Regarding revenues, she explained that the slight decline of 1.4% was mainly due to the impact of Dhahran Mall in the comparison period, noting that like-for-like revenues recorded growth of 4.9%, supported by leasing activity, stable visitor numbers, and increased advertising sales.
Erguven added that advertising sales grew by 28% to reach SAR 33.3 million, contributing to enhancing income diversification.
Regarding the new development agreement in Khobar with Saudi Downtown Company, the CEO said it comes as part of Cenomi Center’s expansion strategy through developing quality destinations in major cities, noting that Khobar remains a key market for the company, and that the Eastern Province continues to offer attractive demand fundamentals over the long term.
She added that the project supports the company’s plan to increase total gross leasable area from about 1.2 million square meters currently to 1.9 million square meters by 2029.

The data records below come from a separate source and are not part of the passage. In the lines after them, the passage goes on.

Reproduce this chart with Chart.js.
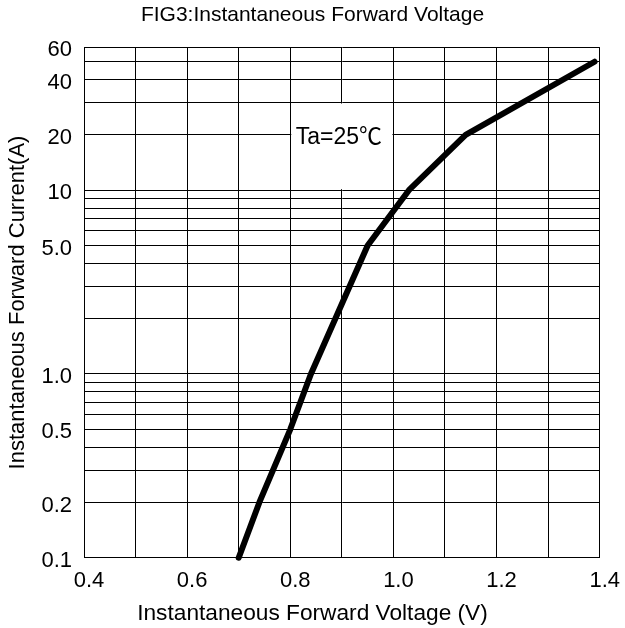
<!DOCTYPE html>
<html>
<head>
    <script src="https://cdn.jsdelivr.net/npm/chart.js@4/dist/chart.umd.min.js"></script>
    <style>
      body { margin: 0; background: #fff; }
      #box { width: 625px; height: 628px; }
    </style>
</head>
<body>

  <div id="box">
    <canvas id="wykres"></canvas>
  </div>
  <script>

// curve (V, A)
const voltage = [0.70, 0.74, 0.80, 0.84, 0.95, 1.03, 1.14, 1.39];
const current = [0.1, 0.2, 0.5, 1.0, 5.0, 10, 20, 50];

// y grid lines and the ones that carry a label
const yGrid = [0.1, 0.2, 0.3, 0.4, 0.5, 0.6, 0.7, 0.8, 0.9,
               1, 2, 3, 4, 5, 6, 7, 8, 9,
               10, 20, 30, 40, 50, 60];
const yLabels = { 0.1: '0.1', 0.2: '0.2', 0.5: '0.5', 1: '1.0', 5: '5.0',
                  10: '10', 20: '20', 40: '40', 60: '60' };
const xLabels = ['0.4', '0.6', '0.8', '1.0', '1.2', '1.4'];

const note = 'Ta=25\u2103';

const FONT = "'Liberation Sans', Arial, sans-serif";

// white box with the temperature note, sits in the 0.8-1.0 V / 10-30 A cell
const notePlugin = {
  id: 'note',
  beforeDatasetsDraw(chart) {
    const { ctx, scales: { x, y } } = chart;
    const l = x.getPixelForValue(0.8), r = x.getPixelForValue(1.0);
    const t = y.getPixelForValue(30), b = y.getPixelForValue(10);
    ctx.save();
    ctx.fillStyle = '#fff';
    ctx.fillRect(l + 1, t + 1, r - l - 2, b - t - 2);
    ctx.fillStyle = '#000';
    ctx.font = "23px 'Liberation Sans', 'Noto Sans CJK SC', sans-serif";
    ctx.textAlign = 'center';
    ctx.textBaseline = 'middle';
    ctx.fillText(note, (l + r) / 2 - 3, y.getPixelForValue(20) + 3);
    ctx.restore();
  }
};

const ctx = document.getElementById('wykres');
new Chart(ctx, {
  type: 'line',
  data: {
    datasets: [{
      data: voltage.map((v, i) => ({ x: v, y: current[i] })),
      borderColor: '#000',
      borderWidth: 6,
      borderCapStyle: 'round',
      borderJoinStyle: 'round',
      pointRadius: 0,
      tension: 0,
      clip: false
    }]
  },
  options: {
    responsive: true,
    maintainAspectRatio: false,
    animation: false,
    layout: { padding: 0 },
    plugins: {
      legend: { display: false },
      tooltip: { enabled: false },
      title: {
        display: true,
        text: 'FIG3:Instantaneous Forward Voltage',
        color: '#000',
        font: { family: FONT, size: 21, weight: 'normal' },
        padding: { top: 3, bottom: 19 }
      },
      // x axis caption, centred on the whole page like in the original
      subtitle: {
        display: true,
        position: 'bottom',
        text: 'Instantaneous Forward Voltage (V)',
        color: '#000',
        font: { family: FONT, size: 22.7, weight: 'normal' },
        padding: { top: 0, bottom: 1 }
      }
    },
    scales: {
      x: {
        type: 'linear',
        min: 0.4,
        max: 1.4,
        ticks: {
          stepSize: 0.1,
          color: '#000',
          padding: 10,
          labelOffset: 5,
          maxRotation: 0,
          autoSkip: false,
          font: { family: FONT, size: 22 },
          callback: (v) => {
            const s = v.toFixed(1);
            return xLabels.includes(s) ? s : '';
          }
        },
        grid: { color: '#000', lineWidth: 1, drawTicks: false },
        border: { color: '#000', width: 1 },
        afterFit: (s) => { s.height = 42; }
      },
      y: {
        type: 'logarithmic',
        min: 0.1,
        max: 60,
        afterBuildTicks: (s) => { s.ticks = yGrid.map(v => ({ value: v })); },
        ticks: {
          color: '#000',
          padding: 12,
          labelOffset: 3,
          autoSkip: false,
          font: { family: FONT, size: 22 },
          callback: (v) => yLabels[v] || ''
        },
        grid: { color: '#000', lineWidth: 1, drawTicks: false },
        border: { color: '#000', width: 1 },
        title: {
          display: true,
          text: 'Instantaneous Forward Current(A)',
          color: '#000',
          font: { family: FONT, size: 22 },
          padding: { top: 5, bottom: 0 }
        },
        afterFit: (s) => { s.width = 84; }
      },
      // empty right-hand margin, keeps the titles centred on the page
      yRight: {
        position: 'right',
        grid: { display: false },
        border: { display: false },
        ticks: { display: false },
        afterFit: (s) => { s.width = 24; }
      }
    }
  },
  plugins: [notePlugin]
});
  </script>
</body>
</html>
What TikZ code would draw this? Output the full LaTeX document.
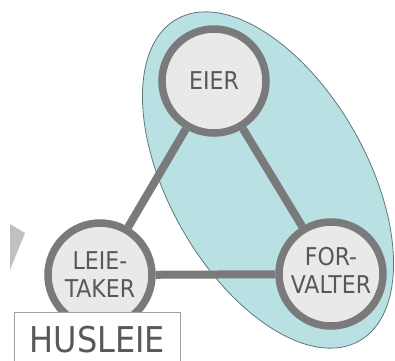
\documentclass[tikz,border=0pt]{standalone}
\usepackage{fontspec}
\setmainfont{DejaVu Sans Condensed}
\definecolor{ringgray}{RGB}{122,122,122}
\definecolor{circfill}{RGB}{233,233,233}
\definecolor{txtgray}{RGB}{88,88,88}
\definecolor{tealfill}{RGB}{185,224,227}
\definecolor{tealedge}{RGB}{95,120,125}
\definecolor{wedge}{RGB}{192,192,192}
\definecolor{boxedge}{RGB}{160,160,160}
\pgfdeclarelayer{backmost}
\pgfdeclarelayer{links}
\pgfsetlayers{backmost,links,main}
\tikzset{
  role/.style={circle, draw=ringgray, fill=circfill, line width=7.5pt,
    minimum size=104pt, inner sep=0pt, text=txtgray, align=center,
    font=\fontsize{24.5}{28}\selectfont},
  link/.style={draw=ringgray, line width=8pt},
  labelbox/.style={draw=boxedge, line width=0.9pt, fill=white, text=txtgray,
    minimum width=166pt, minimum height=54pt, inner sep=0pt,
    font=\fontsize{35.5}{40}\selectfont}
}
\begin{document}
\begin{tikzpicture}[x=1pt,y=-1pt]
\useasboundingbox (0,0) rectangle (395,360);
\begin{pgfonlayer}{backmost}
% teal ellipse
\draw[fill=tealfill, draw=tealedge, line width=0.8pt, rotate around={-60.4:(268,180)}]
  (268,180) ellipse [x radius=185, y radius=99];
% grey wedge on left
\fill[wedge] (10,224) -- (25,233) -- (10,270) -- cycle;
\end{pgfonlayer}
% nodes
\node[role] (eier) at (214,81) {EIER};
\node[role] (leie) at (100,275) {LEIE-\\TAKER};
\node[role] (forv) at (331,274) {\raisebox{-4pt}{\begin{tabular}{@{}c@{}}FOR-\\VALTER\end{tabular}}};
% links behind circles
\begin{pgfonlayer}{links}
\path (eier) edge[link] (leie) edge[link] (forv);
\path (leie) edge[link] (forv);
\end{pgfonlayer}
% label box
\node[labelbox, anchor=north west] (husleie) at (14,312) {HUSLEIE};
\end{tikzpicture}
\end{document}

Regarding legal cases, she explained that cases related to Dhahran Mall are still under process and their financial impact cannot currently be estimated, confirming that there is no impact on operations or expansion plans.
As for outlook, Erguven said the company does not provide quarterly guidance, but it entered the second quarter with strong operational momentum, supported by good occupancy rates, leasing activity, and stable visitor traffic, with a focus on project execution.
She added that the core portfolio remains strong, backed by good occupancy levels, leasing activity, and stable visitor trends.
The second quarter will remain part of a transitional period, as the company continues to balance operational performance with investment in future growth, alongside the gradual launch of new projects, according to the CEO.
She also expected EBITDA to grow by about 60% over the next three years, driven by the launch of development projects, targeting revenues between SAR 2.4–2.5 billion in 2026, and EBITDA between SAR 1.6–1.7 billion.
According to Argaam data, Cenomi Centers profit declined to SAR 202.5 million by the end of Q1 2026, compared to SAR 216.9 million in the year-ago period.